#### Exercise aim:
Exclude images, then output the remaining data verbatim.

#### Dataset excerpts:
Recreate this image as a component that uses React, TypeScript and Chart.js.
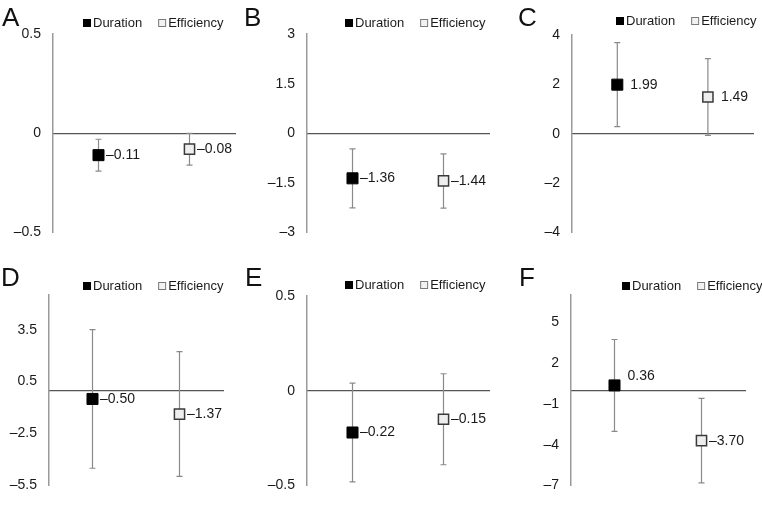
import React, { useEffect, useRef } from 'react';
import { Chart, registerables } from 'chart.js';

Chart.register(...registerables);

// ---- data ----
const panelLetters = ['A', 'B', 'C', 'D', 'E', 'F'];
const seriesNames = ['Duration', 'Efficiency'];
const durationValues = [-0.11, -1.36, 1.99, -0.5, -0.22, 0.36];
const efficiencyValues = [-0.08, -1.44, 1.49, -1.37, -0.15, -3.7];
const durationErrors = [0.08, 0.89, 1.7, 4.0, 0.26, 3.37];
const efficiencyErrors = [0.08, 0.82, 1.55, 3.6, 0.24, 3.1];
const yMins = [-0.5, -3, -4, -5.5, -0.5, -7];
const yMaxs = [0.5, 3, 4, 5.5, 0.5, 7];
const yTicks = [
  [-0.5, 0, 0.5],
  [-3, -1.5, 0, 1.5, 3],
  [-4, -2, 0, 2, 4],
  [-5.5, -2.5, 0.5, 3.5],
  [-0.5, 0, 0.5],
  [-7, -4, -1, 2, 5],
];

// ---- layout / style ----
const FONT = "'Liberation Sans', Arial, Helvetica, sans-serif";
const CW = 254;
const CH = 253;
const layouts = [
  { col: 0, row: 0, left: 53, top: 34, right: 235, bottom: 237, legendX: 83, legendY: 23, labelDy: [0, 0], letterX: 2, letterY: 4 },
  { col: 1, row: 0, left: 53, top: 34, right: 235, bottom: 237, legendX: 91, legendY: 23, labelDy: [0, 0], letterX: 244, letterY: 4 },
  { col: 2, row: 0, left: 64, top: 35, right: 254, bottom: 246, legendX: 108, legendY: 21, labelDy: [0, 0], letterX: 518, letterY: 4 },
  { col: 0, row: 1, left: 49, top: 42, right: 223, bottom: 246, legendX: 83, legendY: 33, labelDy: [0, 0], letterX: 1, letterY: 264 },
  { col: 1, row: 1, left: 53, top: 43, right: 235, bottom: 246, legendX: 91, legendY: 32, labelDy: [0, 0], letterX: 245, letterY: 264 },
  { col: 2, row: 1, left: 63, top: 42, right: 237, bottom: 245, legendX: 114, legendY: 33, labelDy: [-9, 0], letterX: 519, letterY: 264 },
];

const fmt = (v: number, digits?: number) => {
  const s = digits === undefined ? String(Math.abs(v)) : Math.abs(v).toFixed(digits);
  return v < 0 ? '\u2013' + s : s;
};

const panelPlugin = {
  id: 'panelDecor',
  beforeDatasetsDraw(chart: any, _args: any, opts: any) {
    const { ctx } = chart;
    const x = chart.scales.x;
    const y = chart.scales.y;
    ctx.save();
    ctx.strokeStyle = '#8a8a8a';
    ctx.lineWidth = 1.2;
    chart.data.datasets.forEach((ds: any, i: number) => {
      const p = ds.data[0];
      const err = opts.errors[i];
      const px = x.getPixelForValue(p.x);
      const yt = y.getPixelForValue(p.y + err);
      const yb = y.getPixelForValue(p.y - err);
      ctx.beginPath();
      ctx.moveTo(px, yt);
      ctx.lineTo(px, yb);
      ctx.moveTo(px - 3, yt);
      ctx.lineTo(px + 3, yt);
      ctx.moveTo(px - 3, yb);
      ctx.lineTo(px + 3, yb);
      ctx.stroke();
    });
    ctx.restore();
  },
  afterDatasetsDraw(chart: any, _args: any, opts: any) {
    const { ctx } = chart;
    const x = chart.scales.x;
    const y = chart.scales.y;
    ctx.save();
    ctx.font = `14px ${FONT}`;
    ctx.fillStyle = '#1a1a1a';
    ctx.textAlign = 'left';
    ctx.textBaseline = 'middle';
    chart.data.datasets.forEach((ds: any, i: number) => {
      const p = ds.data[0];
      const px = x.getPixelForValue(p.x);
      const py = y.getPixelForValue(p.y);
      const gap = p.y < 0 ? 7.5 : 13;
      ctx.fillText(fmt(p.y, 2), px + gap, py + opts.labelDy[i]);
    });
    // legend
    ctx.font = `13px ${FONT}`;
    let lx = opts.legendX;
    const ly = opts.legendY;
    chart.data.datasets.forEach((ds: any, i: number) => {
      if (i === 0) {
        ctx.fillStyle = '#000';
        ctx.fillRect(lx, ly - 4, 8, 8);
      } else {
        ctx.fillStyle = '#f2f2f2';
        ctx.fillRect(lx, ly - 4, 8, 8);
        ctx.strokeStyle = '#7a7a7a';
        ctx.lineWidth = 1;
        ctx.strokeRect(lx + 0.5, ly - 3.5, 7, 7);
      }
      ctx.fillStyle = '#1a1a1a';
      ctx.fillText(ds.label, lx + 10, ly);
      lx += 10 + ctx.measureText(ds.label).width + 16;
    });
    ctx.restore();
  },
};

function Panel({ index }: { index: number }) {
  const ref = useRef<HTMLCanvasElement>(null);
  useEffect(() => {
    const L = layouts[index];
    const chart = new Chart(ref.current as HTMLCanvasElement, {
      type: 'scatter',
      data: {
        datasets: [
          {
            label: seriesNames[0],
            data: [{ x: 0.5, y: durationValues[index] }],
            pointStyle: 'rect',
            pointRadius: 7.8,
            backgroundColor: '#000000',
            borderColor: '#000000',
            borderWidth: 1,
          },
          {
            label: seriesNames[1],
            data: [{ x: 1.5, y: efficiencyValues[index] }],
            pointStyle: 'rect',
            pointRadius: 7.2,
            backgroundColor: '#eeeeee',
            borderColor: '#3a3a3a',
            borderWidth: 1.5,
          },
        ],
      },
      options: {
        responsive: false,
        animation: false,
        events: [],
        layout: { padding: { left: 0, top: L.top, right: CW - L.right, bottom: CH - L.bottom } },
        scales: {
          x: {
            type: 'linear',
            min: 0,
            max: 2,
            position: { y: 0 } as any,
            grid: { display: false, drawTicks: false },
            ticks: { display: false },
            border: { display: true, color: '#555555', width: 1.3 },
          },
          y: {
            type: 'linear',
            min: yMins[index],
            max: yMaxs[index],
            afterBuildTicks: (s: any) => {
              s.ticks = yTicks[index].map((v) => ({ value: v }));
            },
            afterFit: (s: any) => {
              s.width = L.left;
            },
            grid: { display: false, drawTicks: false },
            border: { display: true, color: '#9a9a9a', width: 1.5 },
            ticks: {
              padding: 12,
              color: '#1a1a1a',
              font: { family: FONT, size: 14 },
              callback: (v: any) => fmt(Number(v)),
            },
          },
        },
        plugins: {
          legend: { display: false },
          tooltip: { enabled: false },
          panelDecor: {
            errors: [durationErrors[index], efficiencyErrors[index]],
            labelDy: L.labelDy,
            legendX: L.legendX,
            legendY: L.legendY,
          },
        } as any,
      },
      plugins: [panelPlugin as any],
    });
    return () => chart.destroy();
  }, [index]);
  const L = layouts[index];
  return (
    <canvas
      ref={ref}
      width={CW}
      height={CH}
      style={{ position: 'absolute', left: L.col * CW, top: L.row * CH, width: CW, height: CH }}
    />
  );
}

export default function App() {
  return (
    <div style={{ position: 'absolute', left: 0, top: 0, width: 762, height: 506, background: '#fff', overflow: 'hidden' }}>
      {panelLetters.map((_, i) => (
        <Panel key={i} index={i} />
      ))}
      {panelLetters.map((letter, i) => (
        <div
          key={'l' + i}
          style={{
            position: 'absolute',
            left: layouts[i].letterX,
            top: layouts[i].letterY,
            font: `26px/26px ${FONT}`,
            color: '#111',
          }}
        >
          {letter}
        </div>
      ))}
    </div>
  );
}
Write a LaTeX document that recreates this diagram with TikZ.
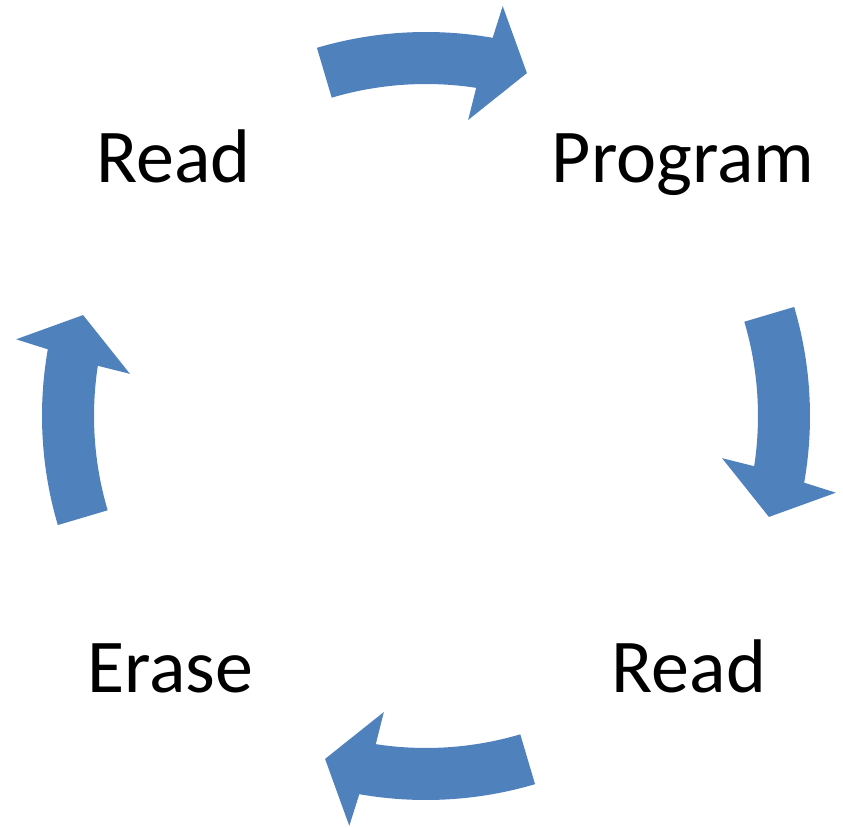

#### Expected answer:
Recreate this image as a component that uses React, TypeScript and Chart.js.
import React, { useEffect, useRef } from 'react';
import { Chart, registerables } from 'chart.js';

Chart.register(...registerables);

// ---- data ----
const panelLetters = ['A', 'B', 'C', 'D', 'E', 'F'];
const seriesNames = ['Duration', 'Efficiency'];
const durationValues = [-0.11, -1.36, 1.99, -0.5, -0.22, 0.36];
const efficiencyValues = [-0.08, -1.44, 1.49, -1.37, -0.15, -3.7];
const durationErrors = [0.08, 0.89, 1.7, 4.0, 0.26, 3.37];
const efficiencyErrors = [0.08, 0.82, 1.55, 3.6, 0.24, 3.1];
const yMins = [-0.5, -3, -4, -5.5, -0.5, -7];
const yMaxs = [0.5, 3, 4, 5.5, 0.5, 7];
const yTicks = [
  [-0.5, 0, 0.5],
  [-3, -1.5, 0, 1.5, 3],
  [-4, -2, 0, 2, 4],
  [-5.5, -2.5, 0.5, 3.5],
  [-0.5, 0, 0.5],
  [-7, -4, -1, 2, 5],
];

// ---- layout / style ----
const FONT = "'Liberation Sans', Arial, Helvetica, sans-serif";
const CW = 254;
const CH = 253;
const layouts = [
  { col: 0, row: 0, left: 53, top: 34, right: 235, bottom: 237, legendX: 83, legendY: 23, labelDy: [0, 0], letterX: 2, letterY: 4 },
  { col: 1, row: 0, left: 53, top: 34, right: 235, bottom: 237, legendX: 91, legendY: 23, labelDy: [0, 0], letterX: 244, letterY: 4 },
  { col: 2, row: 0, left: 64, top: 35, right: 254, bottom: 246, legendX: 108, legendY: 21, labelDy: [0, 0], letterX: 518, letterY: 4 },
  { col: 0, row: 1, left: 49, top: 42, right: 223, bottom: 246, legendX: 83, legendY: 33, labelDy: [0, 0], letterX: 1, letterY: 264 },
  { col: 1, row: 1, left: 53, top: 43, right: 235, bottom: 246, legendX: 91, legendY: 32, labelDy: [0, 0], letterX: 245, letterY: 264 },
  { col: 2, row: 1, left: 63, top: 42, right: 237, bottom: 245, legendX: 114, legendY: 33, labelDy: [-9, 0], letterX: 519, letterY: 264 },
];

const fmt = (v: number, digits?: number) => {
  const s = digits === undefined ? String(Math.abs(v)) : Math.abs(v).toFixed(digits);
  return v < 0 ? '\u2013' + s : s;
};

const panelPlugin = {
  id: 'panelDecor',
  beforeDatasetsDraw(chart: any, _args: any, opts: any) {
    const { ctx } = chart;
    const x = chart.scales.x;
    const y = chart.scales.y;
    ctx.save();
    ctx.strokeStyle = '#8a8a8a';
    ctx.lineWidth = 1.2;
    chart.data.datasets.forEach((ds: any, i: number) => {
      const p = ds.data[0];
      const err = opts.errors[i];
      const px = x.getPixelForValue(p.x);
      const yt = y.getPixelForValue(p.y + err);
      const yb = y.getPixelForValue(p.y - err);
      ctx.beginPath();
      ctx.moveTo(px, yt);
      ctx.lineTo(px, yb);
      ctx.moveTo(px - 3, yt);
      ctx.lineTo(px + 3, yt);
      ctx.moveTo(px - 3, yb);
      ctx.lineTo(px + 3, yb);
      ctx.stroke();
    });
    ctx.restore();
  },
  afterDatasetsDraw(chart: any, _args: any, opts: any) {
    const { ctx } = chart;
    const x = chart.scales.x;
    const y = chart.scales.y;
    ctx.save();
    ctx.font = `14px ${FONT}`;
    ctx.fillStyle = '#1a1a1a';
    ctx.textAlign = 'left';
    ctx.textBaseline = 'middle';
    chart.data.datasets.forEach((ds: any, i: number) => {
      const p = ds.data[0];
      const px = x.getPixelForValue(p.x);
      const py = y.getPixelForValue(p.y);
      const gap = p.y < 0 ? 7.5 : 13;
      ctx.fillText(fmt(p.y, 2), px + gap, py + opts.labelDy[i]);
    });
    // legend
    ctx.font = `13px ${FONT}`;
    let lx = opts.legendX;
    const ly = opts.legendY;
    chart.data.datasets.forEach((ds: any, i: number) => {
      if (i === 0) {
        ctx.fillStyle = '#000';
        ctx.fillRect(lx, ly - 4, 8, 8);
      } else {
        ctx.fillStyle = '#f2f2f2';
        ctx.fillRect(lx, ly - 4, 8, 8);
        ctx.strokeStyle = '#7a7a7a';
        ctx.lineWidth = 1;
        ctx.strokeRect(lx + 0.5, ly - 3.5, 7, 7);
      }
      ctx.fillStyle = '#1a1a1a';
      ctx.fillText(ds.label, lx + 10, ly);
      lx += 10 + ctx.measureText(ds.label).width + 16;
    });
    ctx.restore();
  },
};

function Panel({ index }: { index: number }) {
  const ref = useRef<HTMLCanvasElement>(null);
  useEffect(() => {
    const L = layouts[index];
    const chart = new Chart(ref.current as HTMLCanvasElement, {
      type: 'scatter',
      data: {
        datasets: [
          {
            label: seriesNames[0],
            data: [{ x: 0.5, y: durationValues[index] }],
            pointStyle: 'rect',
            pointRadius: 7.8,
            backgroundColor: '#000000',
            borderColor: '#000000',
            borderWidth: 1,
          },
          {
            label: seriesNames[1],
            data: [{ x: 1.5, y: efficiencyValues[index] }],
            pointStyle: 'rect',
            pointRadius: 7.2,
            backgroundColor: '#eeeeee',
            borderColor: '#3a3a3a',
            borderWidth: 1.5,
          },
        ],
      },
      options: {
        responsive: false,
        animation: false,
        events: [],
        layout: { padding: { left: 0, top: L.top, right: CW - L.right, bottom: CH - L.bottom } },
        scales: {
          x: {
            type: 'linear',
            min: 0,
            max: 2,
            position: { y: 0 } as any,
            grid: { display: false, drawTicks: false },
            ticks: { display: false },
            border: { display: true, color: '#555555', width: 1.3 },
          },
          y: {
            type: 'linear',
            min: yMins[index],
            max: yMaxs[index],
            afterBuildTicks: (s: any) => {
              s.ticks = yTicks[index].map((v) => ({ value: v }));
            },
            afterFit: (s: any) => {
              s.width = L.left;
            },
            grid: { display: false, drawTicks: false },
            border: { display: true, color: '#9a9a9a', width: 1.5 },
            ticks: {
              padding: 12,
              color: '#1a1a1a',
              font: { family: FONT, size: 14 },
              callback: (v: any) => fmt(Number(v)),
            },
          },
        },
        plugins: {
          legend: { display: false },
          tooltip: { enabled: false },
          panelDecor: {
            errors: [durationErrors[index], efficiencyErrors[index]],
            labelDy: L.labelDy,
            legendX: L.legendX,
            legendY: L.legendY,
          },
        } as any,
      },
      plugins: [panelPlugin as any],
    });
    return () => chart.destroy();
  }, [index]);
  const L = layouts[index];
  return (
    <canvas
      ref={ref}
      width={CW}
      height={CH}
      style={{ position: 'absolute', left: L.col * CW, top: L.row * CH, width: CW, height: CH }}
    />
  );
}

export default function App() {
  return (
    <div style={{ position: 'absolute', left: 0, top: 0, width: 762, height: 506, background: '#fff', overflow: 'hidden' }}>
      {panelLetters.map((_, i) => (
        <Panel key={i} index={i} />
      ))}
      {panelLetters.map((letter, i) => (
        <div
          key={'l' + i}
          style={{
            position: 'absolute',
            left: layouts[i].letterX,
            top: layouts[i].letterY,
            font: `26px/26px ${FONT}`,
            color: '#111',
          }}
        >
          {letter}
        </div>
      ))}
    </div>
  );
}
Write a LaTeX document that recreates this diagram with TikZ.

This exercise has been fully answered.